### Objective
Reproduce the material that follows, please, but only from its first line to the line containing "ax = fig.add_axes([0.107, 0.103, 0.882, 0.841])", inclusive.

* * * * * * *

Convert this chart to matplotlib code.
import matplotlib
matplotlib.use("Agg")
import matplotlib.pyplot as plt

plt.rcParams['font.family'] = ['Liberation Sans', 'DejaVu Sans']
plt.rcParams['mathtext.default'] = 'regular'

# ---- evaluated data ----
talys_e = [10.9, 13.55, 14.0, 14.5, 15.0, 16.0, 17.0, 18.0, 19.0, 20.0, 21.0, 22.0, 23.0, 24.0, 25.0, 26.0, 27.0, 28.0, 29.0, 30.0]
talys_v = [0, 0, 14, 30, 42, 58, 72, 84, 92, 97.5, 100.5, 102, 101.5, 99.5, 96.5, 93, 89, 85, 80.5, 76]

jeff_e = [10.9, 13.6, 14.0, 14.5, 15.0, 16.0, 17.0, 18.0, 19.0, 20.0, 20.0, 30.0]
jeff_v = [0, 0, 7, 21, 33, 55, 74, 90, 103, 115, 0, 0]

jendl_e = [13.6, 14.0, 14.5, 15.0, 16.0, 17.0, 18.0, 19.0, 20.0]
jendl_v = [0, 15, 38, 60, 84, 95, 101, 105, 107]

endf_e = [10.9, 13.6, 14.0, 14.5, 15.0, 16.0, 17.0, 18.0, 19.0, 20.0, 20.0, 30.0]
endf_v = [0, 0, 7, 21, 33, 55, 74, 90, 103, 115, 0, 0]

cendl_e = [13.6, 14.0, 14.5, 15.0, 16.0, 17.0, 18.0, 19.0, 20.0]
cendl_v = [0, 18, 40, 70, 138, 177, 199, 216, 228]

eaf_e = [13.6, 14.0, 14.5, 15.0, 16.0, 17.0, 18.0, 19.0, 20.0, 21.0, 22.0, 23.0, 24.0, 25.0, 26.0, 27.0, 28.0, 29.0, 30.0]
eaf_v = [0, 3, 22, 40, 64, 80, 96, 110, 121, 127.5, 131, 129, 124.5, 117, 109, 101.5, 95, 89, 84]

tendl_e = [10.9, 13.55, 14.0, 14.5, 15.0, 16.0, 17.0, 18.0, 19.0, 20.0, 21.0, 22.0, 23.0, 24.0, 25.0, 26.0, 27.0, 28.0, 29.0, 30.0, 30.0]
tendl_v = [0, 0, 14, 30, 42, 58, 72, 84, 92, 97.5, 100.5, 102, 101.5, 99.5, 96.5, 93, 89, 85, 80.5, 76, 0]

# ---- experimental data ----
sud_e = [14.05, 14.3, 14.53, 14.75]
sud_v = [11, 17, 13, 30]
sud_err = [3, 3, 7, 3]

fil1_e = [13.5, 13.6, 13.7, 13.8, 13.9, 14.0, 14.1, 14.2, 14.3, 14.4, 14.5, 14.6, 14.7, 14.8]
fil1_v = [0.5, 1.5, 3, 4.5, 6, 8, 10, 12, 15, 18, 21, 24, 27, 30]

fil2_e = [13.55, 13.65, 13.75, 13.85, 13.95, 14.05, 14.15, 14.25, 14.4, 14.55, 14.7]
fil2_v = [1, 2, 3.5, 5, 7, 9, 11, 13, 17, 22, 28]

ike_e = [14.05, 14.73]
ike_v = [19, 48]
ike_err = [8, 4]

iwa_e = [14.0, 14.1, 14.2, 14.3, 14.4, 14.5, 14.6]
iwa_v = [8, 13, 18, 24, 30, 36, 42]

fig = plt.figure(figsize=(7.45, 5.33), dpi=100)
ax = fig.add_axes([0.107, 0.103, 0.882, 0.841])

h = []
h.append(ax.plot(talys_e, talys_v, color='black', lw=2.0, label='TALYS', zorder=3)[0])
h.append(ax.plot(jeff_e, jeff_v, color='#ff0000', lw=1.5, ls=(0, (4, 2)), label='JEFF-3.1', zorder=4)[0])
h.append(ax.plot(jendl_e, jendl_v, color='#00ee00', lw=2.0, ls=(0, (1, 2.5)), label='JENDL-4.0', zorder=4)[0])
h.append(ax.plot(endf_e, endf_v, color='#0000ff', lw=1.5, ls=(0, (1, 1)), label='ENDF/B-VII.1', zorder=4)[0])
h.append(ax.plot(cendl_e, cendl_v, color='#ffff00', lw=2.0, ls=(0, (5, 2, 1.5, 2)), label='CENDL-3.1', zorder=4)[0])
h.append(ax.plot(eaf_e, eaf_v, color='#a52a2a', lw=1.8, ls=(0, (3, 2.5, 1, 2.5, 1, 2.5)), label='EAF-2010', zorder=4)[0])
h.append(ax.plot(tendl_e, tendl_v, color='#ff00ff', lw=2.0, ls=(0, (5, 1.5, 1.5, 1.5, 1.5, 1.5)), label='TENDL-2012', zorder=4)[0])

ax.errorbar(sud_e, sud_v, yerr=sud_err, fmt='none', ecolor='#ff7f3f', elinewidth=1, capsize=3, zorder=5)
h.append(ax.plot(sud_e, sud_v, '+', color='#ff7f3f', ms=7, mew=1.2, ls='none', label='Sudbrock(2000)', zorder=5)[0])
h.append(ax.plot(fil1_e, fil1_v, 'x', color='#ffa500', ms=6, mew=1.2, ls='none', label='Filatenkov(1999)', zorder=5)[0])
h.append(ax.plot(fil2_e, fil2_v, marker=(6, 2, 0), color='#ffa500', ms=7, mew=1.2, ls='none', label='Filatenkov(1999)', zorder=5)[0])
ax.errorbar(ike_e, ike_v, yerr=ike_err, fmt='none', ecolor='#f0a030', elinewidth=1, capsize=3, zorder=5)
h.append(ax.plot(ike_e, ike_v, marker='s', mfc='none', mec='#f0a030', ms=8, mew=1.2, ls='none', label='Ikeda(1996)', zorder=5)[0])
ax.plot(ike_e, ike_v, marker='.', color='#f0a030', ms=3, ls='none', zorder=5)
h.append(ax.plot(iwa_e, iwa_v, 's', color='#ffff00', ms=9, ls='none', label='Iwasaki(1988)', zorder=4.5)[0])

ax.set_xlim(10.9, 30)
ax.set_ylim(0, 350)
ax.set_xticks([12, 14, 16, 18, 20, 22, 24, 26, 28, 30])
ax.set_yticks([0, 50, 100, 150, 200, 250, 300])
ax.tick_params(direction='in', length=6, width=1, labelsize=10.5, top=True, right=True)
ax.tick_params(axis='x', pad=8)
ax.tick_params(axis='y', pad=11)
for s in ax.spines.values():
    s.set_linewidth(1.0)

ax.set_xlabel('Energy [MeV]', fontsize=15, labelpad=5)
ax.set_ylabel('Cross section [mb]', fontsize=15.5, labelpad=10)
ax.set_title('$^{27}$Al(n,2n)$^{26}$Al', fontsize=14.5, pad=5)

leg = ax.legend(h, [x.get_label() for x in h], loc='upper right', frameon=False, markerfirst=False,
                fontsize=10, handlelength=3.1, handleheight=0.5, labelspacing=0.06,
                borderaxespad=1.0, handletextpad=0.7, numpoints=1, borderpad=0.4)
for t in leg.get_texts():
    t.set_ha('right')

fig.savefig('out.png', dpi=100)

* * * * * * *

### Output of the exercise
Convert this chart to matplotlib code.
import matplotlib
matplotlib.use("Agg")
import matplotlib.pyplot as plt

plt.rcParams['font.family'] = ['Liberation Sans', 'DejaVu Sans']
plt.rcParams['mathtext.default'] = 'regular'

# ---- evaluated data ----
talys_e = [10.9, 13.55, 14.0, 14.5, 15.0, 16.0, 17.0, 18.0, 19.0, 20.0, 21.0, 22.0, 23.0, 24.0, 25.0, 26.0, 27.0, 28.0, 29.0, 30.0]
talys_v = [0, 0, 14, 30, 42, 58, 72, 84, 92, 97.5, 100.5, 102, 101.5, 99.5, 96.5, 93, 89, 85, 80.5, 76]

jeff_e = [10.9, 13.6, 14.0, 14.5, 15.0, 16.0, 17.0, 18.0, 19.0, 20.0, 20.0, 30.0]
jeff_v = [0, 0, 7, 21, 33, 55, 74, 90, 103, 115, 0, 0]

jendl_e = [13.6, 14.0, 14.5, 15.0, 16.0, 17.0, 18.0, 19.0, 20.0]
jendl_v = [0, 15, 38, 60, 84, 95, 101, 105, 107]

endf_e = [10.9, 13.6, 14.0, 14.5, 15.0, 16.0, 17.0, 18.0, 19.0, 20.0, 20.0, 30.0]
endf_v = [0, 0, 7, 21, 33, 55, 74, 90, 103, 115, 0, 0]

cendl_e = [13.6, 14.0, 14.5, 15.0, 16.0, 17.0, 18.0, 19.0, 20.0]
cendl_v = [0, 18, 40, 70, 138, 177, 199, 216, 228]

eaf_e = [13.6, 14.0, 14.5, 15.0, 16.0, 17.0, 18.0, 19.0, 20.0, 21.0, 22.0, 23.0, 24.0, 25.0, 26.0, 27.0, 28.0, 29.0, 30.0]
eaf_v = [0, 3, 22, 40, 64, 80, 96, 110, 121, 127.5, 131, 129, 124.5, 117, 109, 101.5, 95, 89, 84]

tendl_e = [10.9, 13.55, 14.0, 14.5, 15.0, 16.0, 17.0, 18.0, 19.0, 20.0, 21.0, 22.0, 23.0, 24.0, 25.0, 26.0, 27.0, 28.0, 29.0, 30.0, 30.0]
tendl_v = [0, 0, 14, 30, 42, 58, 72, 84, 92, 97.5, 100.5, 102, 101.5, 99.5, 96.5, 93, 89, 85, 80.5, 76, 0]

# ---- experimental data ----
sud_e = [14.05, 14.3, 14.53, 14.75]
sud_v = [11, 17, 13, 30]
sud_err = [3, 3, 7, 3]

fil1_e = [13.5, 13.6, 13.7, 13.8, 13.9, 14.0, 14.1, 14.2, 14.3, 14.4, 14.5, 14.6, 14.7, 14.8]
fil1_v = [0.5, 1.5, 3, 4.5, 6, 8, 10, 12, 15, 18, 21, 24, 27, 30]

fil2_e = [13.55, 13.65, 13.75, 13.85, 13.95, 14.05, 14.15, 14.25, 14.4, 14.55, 14.7]
fil2_v = [1, 2, 3.5, 5, 7, 9, 11, 13, 17, 22, 28]

ike_e = [14.05, 14.73]
ike_v = [19, 48]
ike_err = [8, 4]

iwa_e = [14.0, 14.1, 14.2, 14.3, 14.4, 14.5, 14.6]
iwa_v = [8, 13, 18, 24, 30, 36, 42]

fig = plt.figure(figsize=(7.45, 5.33), dpi=100)
ax = fig.add_axes([0.107, 0.103, 0.882, 0.841])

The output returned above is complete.